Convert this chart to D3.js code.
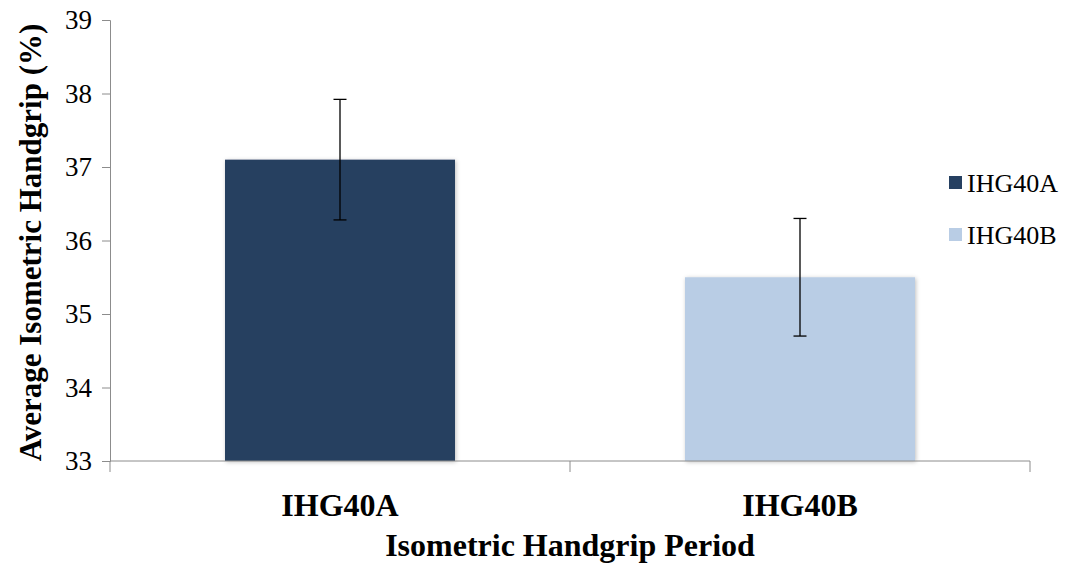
<!DOCTYPE html>
<html>
<head>
<meta charset="utf-8">
<script src="https://cdn.jsdelivr.net/npm/d3@7"></script>
<style>
  body { margin: 0; background: #fff; }
  svg { display: block; }
  text { font-family: "Liberation Serif", "Times New Roman", serif; fill: #000; }
</style>
</head>
<body>
<div id="chart"></div>
<script>
// data
const categories = ["IHG40A", "IHG40B"];
const means = [37.1, 35.5];
const errors = [0.82, 0.8];
const colors = ["#264061", "#b9cde5"];
const yTicks = [33, 34, 35, 36, 37, 38, 39];

const serif = '"Liberation Serif", "Times New Roman", serif';

const width = 1066, height = 563;
const margin = {top: 20, right: 36, bottom: 102, left: 110};
const innerW = 1030 - margin.left, innerH = 461 - margin.top;

const svg = d3.select("#chart").append("svg")
    .attr("width", width)
    .attr("height", height);

// soft shadow under the bars
const defs = svg.append("defs");
const shadow = defs.append("filter").attr("id", "shadow")
    .attr("x", "-5%").attr("y", "-5%").attr("width", "110%").attr("height", "110%");
shadow.append("feDropShadow")
    .attr("dx", 1).attr("dy", 1).attr("stdDeviation", 2)
    .attr("flood-color", "#000").attr("flood-opacity", 0.25);

const g = svg.append("g")
    .attr("transform", `translate(${margin.left},${margin.top})`);

const x = d3.scaleBand()
    .domain(categories)
    .range([0, innerW])
    .paddingInner(0.5)
    .paddingOuter(0.25);

const y = d3.scaleLinear()
    .domain([33, 39])
    .range([innerH, 0]);

// bars
g.selectAll(".bar")
    .data(categories)
    .enter().append("rect")
    .attr("class", "bar")
    .attr("x", d => x(d))
    .attr("y", (d, i) => y(means[i]))
    .attr("width", x.bandwidth())
    .attr("height", (d, i) => y(33) - y(means[i]))
    .attr("fill", (d, i) => colors[i])
    .attr("filter", "url(#shadow)");

// error bars
const capW = 6.5;
const err = g.selectAll(".err")
    .data(categories)
    .enter().append("g")
    .attr("class", "err")
    .attr("stroke", "#000")
    .attr("stroke-width", 1.3);

err.append("line")
    .attr("x1", d => x(d) + x.bandwidth() / 2)
    .attr("x2", d => x(d) + x.bandwidth() / 2)
    .attr("y1", (d, i) => y(means[i] + errors[i]))
    .attr("y2", (d, i) => y(means[i] - errors[i]));

[1, -1].forEach(sign => {
    err.append("line")
        .attr("x1", d => x(d) + x.bandwidth() / 2 - capW)
        .attr("x2", d => x(d) + x.bandwidth() / 2 + capW)
        .attr("y1", (d, i) => y(means[i] + sign * errors[i]))
        .attr("y2", (d, i) => y(means[i] + sign * errors[i]));
});

// y axis
const yAxis = g.append("g")
    .call(d3.axisLeft(y).tickValues(yTicks).tickFormat(d3.format("d")).tickSize(8).tickPadding(10));
yAxis.attr("font-family", null).attr("font-size", null);
yAxis.select(".domain").attr("stroke", "#8c8c8c");
yAxis.selectAll(".tick line").attr("stroke", "#8c8c8c");
yAxis.selectAll(".tick text")
    .style("font-family", serif)
    .style("font-size", "27px")
    .attr("fill", "#000");

// x axis: a baseline with dividers between categories
const xAxis = g.append("g").attr("transform", `translate(0,${innerH})`);
xAxis.append("line")
    .attr("x1", 0).attr("x2", innerW)
    .attr("stroke", "#8c8c8c");
[0, 1, 2].forEach(k => {
    xAxis.append("line")
        .attr("x1", k * innerW / 2).attr("x2", k * innerW / 2)
        .attr("y1", 0).attr("y2", 11)
        .attr("stroke", "#8c8c8c");
});
xAxis.selectAll(".xlab")
    .data(categories)
    .enter().append("text")
    .attr("class", "xlab")
    .attr("x", d => x(d) + x.bandwidth() / 2)
    .attr("y", 55)
    .attr("text-anchor", "middle")
    .style("font-family", serif)
    .style("font-size", "32px")
    .style("font-weight", "bold")
    .text(d => d);

// axis titles
svg.append("text")
    .attr("x", margin.left + innerW / 2)
    .attr("y", 556)
    .attr("text-anchor", "middle")
    .style("font-family", serif)
    .style("font-size", "32px")
    .style("font-weight", "bold")
    .text("Isometric Handgrip Period");

svg.append("text")
    .attr("transform", `translate(41,${margin.top + innerH / 2 + 2}) rotate(-90)`)
    .attr("text-anchor", "middle")
    .style("font-family", serif)
    .style("font-size", "31px")
    .style("font-weight", "bold")
    .text("Average Isometric Handgrip (%)");

// legend
const legend = svg.append("g").attr("transform", "translate(949,183)");
const item = legend.selectAll(".item")
    .data(categories)
    .enter().append("g")
    .attr("class", "item")
    .attr("transform", (d, i) => `translate(0,${i * 52})`);
item.append("rect")
    .attr("x", 0).attr("y", -7)
    .attr("width", 13).attr("height", 13)
    .attr("fill", (d, i) => colors[i]);
item.append("text")
    .attr("x", 18).attr("y", 9)
    .style("font-family", serif)
    .style("font-size", "26px")
    .text(d => d);
</script>
</body>
</html>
◆ ◆ ◆ ◆
Work instructions – Omit the pictures and reproduce the listing exactly.

Output for this task –
Convert this chart to D3.js code.
<!DOCTYPE html>
<html>
<head>
<meta charset="utf-8">
<script src="https://cdn.jsdelivr.net/npm/d3@7"></script>
<style>
  body { margin: 0; background: #fff; }
  svg { display: block; }
  text { font-family: "Liberation Serif", "Times New Roman", serif; fill: #000; }
</style>
</head>
<body>
<div id="chart"></div>
<script>
// data
const categories = ["IHG40A", "IHG40B"];
const means = [37.1, 35.5];
const errors = [0.82, 0.8];
const colors = ["#264061", "#b9cde5"];
const yTicks = [33, 34, 35, 36, 37, 38, 39];

const serif = '"Liberation Serif", "Times New Roman", serif';

const width = 1066, height = 563;
const margin = {top: 20, right: 36, bottom: 102, left: 110};
const innerW = 1030 - margin.left, innerH = 461 - margin.top;

const svg = d3.select("#chart").append("svg")
    .attr("width", width)
    .attr("height", height);

// soft shadow under the bars
const defs = svg.append("defs");
const shadow = defs.append("filter").attr("id", "shadow")
    .attr("x", "-5%").attr("y", "-5%").attr("width", "110%").attr("height", "110%");
shadow.append("feDropShadow")
    .attr("dx", 1).attr("dy", 1).attr("stdDeviation", 2)
    .attr("flood-color", "#000").attr("flood-opacity", 0.25);

const g = svg.append("g")
    .attr("transform", `translate(${margin.left},${margin.top})`);

const x = d3.scaleBand()
    .domain(categories)
    .range([0, innerW])
    .paddingInner(0.5)
    .paddingOuter(0.25);

const y = d3.scaleLinear()
    .domain([33, 39])
    .range([innerH, 0]);

// bars
g.selectAll(".bar")
    .data(categories)
    .enter().append("rect")
    .attr("class", "bar")
    .attr("x", d => x(d))
    .attr("y", (d, i) => y(means[i]))
    .attr("width", x.bandwidth())
    .attr("height", (d, i) => y(33) - y(means[i]))
    .attr("fill", (d, i) => colors[i])
    .attr("filter", "url(#shadow)");

// error bars
const capW = 6.5;
const err = g.selectAll(".err")
    .data(categories)
    .enter().append("g")
    .attr("class", "err")
    .attr("stroke", "#000")
    .attr("stroke-width", 1.3);

err.append("line")
    .attr("x1", d => x(d) + x.bandwidth() / 2)
    .attr("x2", d => x(d) + x.bandwidth() / 2)
    .attr("y1", (d, i) => y(means[i] + errors[i]))
    .attr("y2", (d, i) => y(means[i] - errors[i]));

[1, -1].forEach(sign => {
    err.append("line")
        .attr("x1", d => x(d) + x.bandwidth() / 2 - capW)
        .attr("x2", d => x(d) + x.bandwidth() / 2 + capW)
        .attr("y1", (d, i) => y(means[i] + sign * errors[i]))
        .attr("y2", (d, i) => y(means[i] + sign * errors[i]));
});

// y axis
const yAxis = g.append("g")
    .call(d3.axisLeft(y).tickValues(yTicks).tickFormat(d3.format("d")).tickSize(8).tickPadding(10));
yAxis.attr("font-family", null).attr("font-size", null);
yAxis.select(".domain").attr("stroke", "#8c8c8c");
yAxis.selectAll(".tick line").attr("stroke", "#8c8c8c");
yAxis.selectAll(".tick text")
    .style("font-family", serif)
    .style("font-size", "27px")
    .attr("fill", "#000");

// x axis: a baseline with dividers between categories
const xAxis = g.append("g").attr("transform", `translate(0,${innerH})`);
xAxis.append("line")
    .attr("x1", 0).attr("x2", innerW)
    .attr("stroke", "#8c8c8c");
[0, 1, 2].forEach(k => {
    xAxis.append("line")
        .attr("x1", k * innerW / 2).attr("x2", k * innerW / 2)
        .attr("y1", 0).attr("y2", 11)
        .attr("stroke", "#8c8c8c");
});
xAxis.selectAll(".xlab")
    .data(categories)
    .enter().append("text")
    .attr("class", "xlab")
    .attr("x", d => x(d) + x.bandwidth() / 2)
    .attr("y", 55)
    .attr("text-anchor", "middle")
    .style("font-family", serif)
    .style("font-size", "32px")
    .style("font-weight", "bold")
    .text(d => d);

// axis titles
svg.append("text")
    .attr("x", margin.left + innerW / 2)
    .attr("y", 556)
    .attr("text-anchor", "middle")
    .style("font-family", serif)
    .style("font-size", "32px")
    .style("font-weight", "bold")
    .text("Isometric Handgrip Period");

svg.append("text")
    .attr("transform", `translate(41,${margin.top + innerH / 2 + 2}) rotate(-90)`)
    .attr("text-anchor", "middle")
    .style("font-family", serif)
    .style("font-size", "31px")
    .style("font-weight", "bold")
    .text("Average Isometric Handgrip (%)");

// legend
const legend = svg.append("g").attr("transform", "translate(949,183)");
const item = legend.selectAll(".item")
    .data(categories)
    .enter().append("g")
    .attr("class", "item")
    .attr("transform", (d, i) => `translate(0,${i * 52})`);
item.append("rect")
    .attr("x", 0).attr("y", -7)
    .attr("width", 13).attr("height", 13)
    .attr("fill", (d, i) => colors[i]);
item.append("text")
    .attr("x", 18).attr("y", 9)
    .style("font-family", serif)
    .style("font-size", "26px")
    .text(d => d);
</script>
</body>
</html>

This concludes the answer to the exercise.